The Wells Fargo scandal, which including thousands of employees creating fake customer bank accounts, led to a $142 million government settlement, congressional hearings and the ouster of the firm's CEO and chairman, John Stumpf.

A report by Wells Fargo meant to explain the fiasco found: “The root cause of sales practice failures was the distortion of the community bank's sales culture and performance management system, which, when combined with aggressive sales management, created pressure on employees to sell unwanted or unneeded products to customers and, in some cases, to open unauthorized accounts.” 

As for bank's directors, the report stated that “the board was regularly engaged on the issue; however, management reports did not accurately convey the scope of the problem.”

Indeed, much of the responsibility fell on management, says Clifford Rossi, finance professor at the University of Marylands' Robert H. Smith School of Business. 

“A lot stopped at the senior management level, and didn't bubble up to the board,” he explains. “That said, fundamentally the buck stops with board. The board has to keep pressing, asking a lot of questions like, ‘Are there any issues you have identified that could come back to bite us?'”

These days most of bank risk isn't coming from the financial risk, he notes. “It's coming more from the operational risk, people, process and technology.”

“The board's duty is oversight,” says Robert Zafft, an attorney with Greensfelder, Hemker & Gale in St. Louis, Mo., who writes the “Ethics Talk” column for American City Business Journals.

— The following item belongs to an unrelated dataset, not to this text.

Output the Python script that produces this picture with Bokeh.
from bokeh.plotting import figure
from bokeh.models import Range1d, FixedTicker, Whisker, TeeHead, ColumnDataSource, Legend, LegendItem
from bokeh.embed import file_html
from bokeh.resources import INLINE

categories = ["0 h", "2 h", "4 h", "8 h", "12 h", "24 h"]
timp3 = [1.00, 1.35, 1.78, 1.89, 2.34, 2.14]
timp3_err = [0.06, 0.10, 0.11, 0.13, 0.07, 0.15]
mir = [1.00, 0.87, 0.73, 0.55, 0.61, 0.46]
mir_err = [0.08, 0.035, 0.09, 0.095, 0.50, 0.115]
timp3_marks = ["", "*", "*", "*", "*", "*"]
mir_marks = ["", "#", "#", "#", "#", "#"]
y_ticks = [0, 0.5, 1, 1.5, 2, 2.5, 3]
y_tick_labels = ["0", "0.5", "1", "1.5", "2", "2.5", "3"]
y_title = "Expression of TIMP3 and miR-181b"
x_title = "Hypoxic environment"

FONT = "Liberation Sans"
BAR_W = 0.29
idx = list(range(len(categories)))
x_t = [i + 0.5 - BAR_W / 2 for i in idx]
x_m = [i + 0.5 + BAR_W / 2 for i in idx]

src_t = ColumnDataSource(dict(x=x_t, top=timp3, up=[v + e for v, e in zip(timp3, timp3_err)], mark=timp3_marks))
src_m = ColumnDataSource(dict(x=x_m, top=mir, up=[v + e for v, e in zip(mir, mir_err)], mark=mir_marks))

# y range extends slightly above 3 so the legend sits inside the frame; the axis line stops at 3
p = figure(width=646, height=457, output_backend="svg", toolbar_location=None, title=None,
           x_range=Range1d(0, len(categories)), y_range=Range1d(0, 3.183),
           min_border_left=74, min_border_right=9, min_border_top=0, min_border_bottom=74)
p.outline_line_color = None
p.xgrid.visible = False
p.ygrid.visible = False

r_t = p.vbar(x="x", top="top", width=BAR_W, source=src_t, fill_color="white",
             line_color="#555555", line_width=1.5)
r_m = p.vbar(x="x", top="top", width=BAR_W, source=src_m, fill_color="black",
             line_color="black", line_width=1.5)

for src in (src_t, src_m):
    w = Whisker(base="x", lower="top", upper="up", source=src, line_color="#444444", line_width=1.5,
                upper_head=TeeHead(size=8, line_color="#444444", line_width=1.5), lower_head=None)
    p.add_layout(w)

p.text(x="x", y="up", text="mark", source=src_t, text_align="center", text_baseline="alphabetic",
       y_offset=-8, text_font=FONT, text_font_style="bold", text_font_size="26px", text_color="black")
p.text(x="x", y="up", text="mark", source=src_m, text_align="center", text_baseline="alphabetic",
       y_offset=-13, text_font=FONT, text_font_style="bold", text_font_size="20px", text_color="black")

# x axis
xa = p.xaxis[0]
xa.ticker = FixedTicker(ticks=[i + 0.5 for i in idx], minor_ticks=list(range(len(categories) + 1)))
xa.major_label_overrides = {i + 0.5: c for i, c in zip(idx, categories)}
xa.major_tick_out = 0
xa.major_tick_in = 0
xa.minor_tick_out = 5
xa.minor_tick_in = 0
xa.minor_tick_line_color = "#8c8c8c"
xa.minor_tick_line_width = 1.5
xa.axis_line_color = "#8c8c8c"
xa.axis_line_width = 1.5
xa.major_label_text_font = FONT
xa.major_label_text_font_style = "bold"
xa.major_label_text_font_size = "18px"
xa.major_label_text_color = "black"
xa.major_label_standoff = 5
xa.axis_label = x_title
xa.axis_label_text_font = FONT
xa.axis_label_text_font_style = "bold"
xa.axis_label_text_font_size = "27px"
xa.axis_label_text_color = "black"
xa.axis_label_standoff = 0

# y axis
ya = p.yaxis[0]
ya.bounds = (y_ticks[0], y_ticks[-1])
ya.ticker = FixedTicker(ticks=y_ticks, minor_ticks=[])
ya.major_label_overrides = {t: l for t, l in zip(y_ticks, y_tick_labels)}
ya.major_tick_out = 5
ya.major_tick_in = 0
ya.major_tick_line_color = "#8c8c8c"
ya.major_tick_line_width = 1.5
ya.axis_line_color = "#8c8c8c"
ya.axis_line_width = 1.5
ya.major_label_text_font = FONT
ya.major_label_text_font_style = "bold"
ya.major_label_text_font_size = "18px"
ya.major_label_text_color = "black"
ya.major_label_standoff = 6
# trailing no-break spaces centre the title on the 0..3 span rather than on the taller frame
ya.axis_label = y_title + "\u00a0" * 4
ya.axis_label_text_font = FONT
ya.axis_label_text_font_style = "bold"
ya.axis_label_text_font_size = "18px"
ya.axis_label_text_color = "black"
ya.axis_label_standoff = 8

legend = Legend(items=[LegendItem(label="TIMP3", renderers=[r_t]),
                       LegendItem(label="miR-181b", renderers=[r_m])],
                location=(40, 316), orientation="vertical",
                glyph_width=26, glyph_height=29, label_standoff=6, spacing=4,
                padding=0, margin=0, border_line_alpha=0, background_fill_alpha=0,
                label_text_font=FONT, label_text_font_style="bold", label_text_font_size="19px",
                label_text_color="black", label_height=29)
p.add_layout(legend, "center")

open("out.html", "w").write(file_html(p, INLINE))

The rules increasingly are more specific about financial controls and risk management, he adds. “Where was the spot-checking and the big data audits that should have caught this relatively quickly?”

Understandably, he continues, there was deference to the CEO who had much success driving shareholder value, but therein lies the problem. “The reason you have the board is to ask questions, not cheerlead the CEO,” he adds.

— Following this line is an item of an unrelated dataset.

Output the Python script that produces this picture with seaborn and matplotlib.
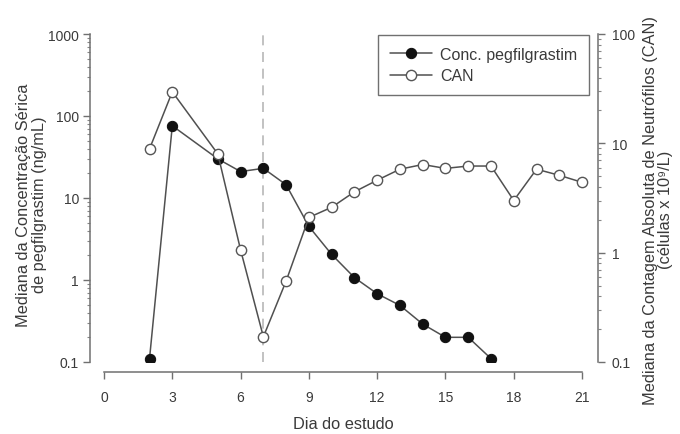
import matplotlib
matplotlib.use('Agg')
import matplotlib.pyplot as plt
import matplotlib.ticker as ticker
import seaborn as sns

# Data
days_conc = [2, 3, 5, 6, 7, 8, 9, 10, 11, 12, 13, 14, 15, 16, 17]
conc_peg = [0.11, 76, 30, 21, 23, 14.5, 4.5, 2.05, 1.07, 0.68, 0.49, 0.29, 0.2, 0.2, 0.11]

days_can = [2, 3, 5, 6, 7, 8, 9, 10, 11, 12, 13, 14, 15, 16, 17, 18, 19, 20, 21]
can_vals = [8.9, 29.6, 8.0, 1.06, 0.17, 0.55, 2.1, 2.6, 3.6, 4.6, 5.8, 6.4, 5.9, 6.2, 6.2, 3.0, 5.8, 5.1, 4.4]

x_ticks = [0, 3, 6, 9, 12, 15, 18, 21]

sns.set_style('ticks')
plt.rcParams['font.family'] = ['Liberation Sans', 'DejaVu Sans']

text_col = '#3a3a3a'
line_col = '#505050'
axis_col = '#707070'

fig = plt.figure(figsize=(6.8, 4.35), dpi=100)
ax = fig.add_axes([90 / 680, 72 / 435, 508 / 680, 328 / 435])
ax2 = ax.twinx()

# Serum concentration (left axis)
sns.lineplot(x=days_conc, y=conc_peg, ax=ax, color=line_col, lw=1.1,
             marker='o', markersize=7.4, markerfacecolor='#111111',
             markeredgecolor='#111111', label='Conc. pegfilgrastim', legend=False)

# ANC (right axis)
sns.lineplot(x=days_can, y=can_vals, ax=ax2, color=line_col, lw=1.1,
             marker='o', markersize=7.4, markerfacecolor='white',
             markeredgecolor='#555555', markeredgewidth=1.0, label='CAN', legend=False)

ax.axvline(7, color='#b8b8b8', linestyle=(0, (6, 4)), lw=1.2, zorder=0)

ax.set_yscale('log')
ax2.set_yscale('log')
ax.set_ylim(0.1, 1000)
ax2.set_ylim(0.1, 100)
ax.set_xlim(-0.615, 21.7)

fmt = ticker.FuncFormatter(lambda v, _: f'{v:g}')
for a in (ax, ax2):
    a.yaxis.set_major_locator(ticker.LogLocator(base=10))
    a.yaxis.set_minor_locator(ticker.LogLocator(base=10, subs=range(2, 10)))
    a.yaxis.set_major_formatter(fmt)
    a.yaxis.set_minor_formatter(ticker.NullFormatter())
    a.tick_params(axis='both', which='major', direction='out', length=5,
                  width=1, color=axis_col, labelcolor=text_col, labelsize=10)
    a.tick_params(axis='y', which='minor', direction='out', length=2.5,
                  width=0.8, color='#888888')

ax.set_xticks(x_ticks)
ax.tick_params(axis='x', pad=8)
ax.tick_params(axis='y', pad=3)
ax2.tick_params(axis='y', pad=5)

for name, sp in ax.spines.items():
    sp.set_color(axis_col)
    sp.set_linewidth(1.1)
ax.spines['top'].set_visible(False)
ax.spines['right'].set_visible(False)
ax.spines['bottom'].set_position(('outward', 7.2))
ax.spines['bottom'].set_bounds(0, 21)
for name, sp in ax2.spines.items():
    sp.set_visible(name == 'right')
    sp.set_color(axis_col)
    sp.set_linewidth(1.1)

lab_size = 11.8
ax.set_xlabel('Dia do estudo', fontsize=lab_size, color=text_col)
ax.set_ylabel('Mediana da Concentração Sérica\nde pegfilgrastim (ng/mL)',
              fontsize=lab_size, color=text_col, linespacing=1.05)
ax2.set_ylabel('Mediana da Contagem Absoluta de Neutrófilos (CAN)\n(células x 10⁹/L)',
               fontsize=lab_size, color=text_col, linespacing=1.05, rotation=90)
ax.xaxis.set_label_coords(0.498, -0.165)
ax.yaxis.set_label_coords(-0.085, 0.482)
ax2.yaxis.set_label_coords(1.088, 0.466)

h1, l1 = ax.get_legend_handles_labels()
h2, l2 = ax2.get_legend_handles_labels()
leg = ax2.legend(h1 + h2, l1 + l2, loc='upper right', bbox_to_anchor=(0.982, 0.997),
                 borderaxespad=0, fancybox=False, framealpha=1, edgecolor=axis_col,
                 fontsize=11.5, handlelength=2.6, handletextpad=0.5,
                 borderpad=0.75, labelspacing=0.4, labelcolor=text_col)
leg.get_frame().set_linewidth(1.0)

fig.savefig('out.png', dpi=100)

So could the board have done more and what are the lessons learned?

Sheila Hooda, CEO of Alpha Advisory Partners, offered a rundown on what she sees as the board issues at the core of the Wells Fargo debacle. 

It's about:

• The board not setting the right tone at the top in terms of ethics, values, culture, customer orientation, incentives and compensation.

• The board relying too much on the information provided by management and the CEO, who was also the board chair, a clear and huge example of asymmetric information risk.*

 

 

*Defining “Asymmetric Information Risk” — Its Importance

Management typically has more detailed firm-specific knowledge about the daily operations of the company.

Boards in their independent, external role bring professional experience, alternate perspectives and objectivity, and exercise oversight.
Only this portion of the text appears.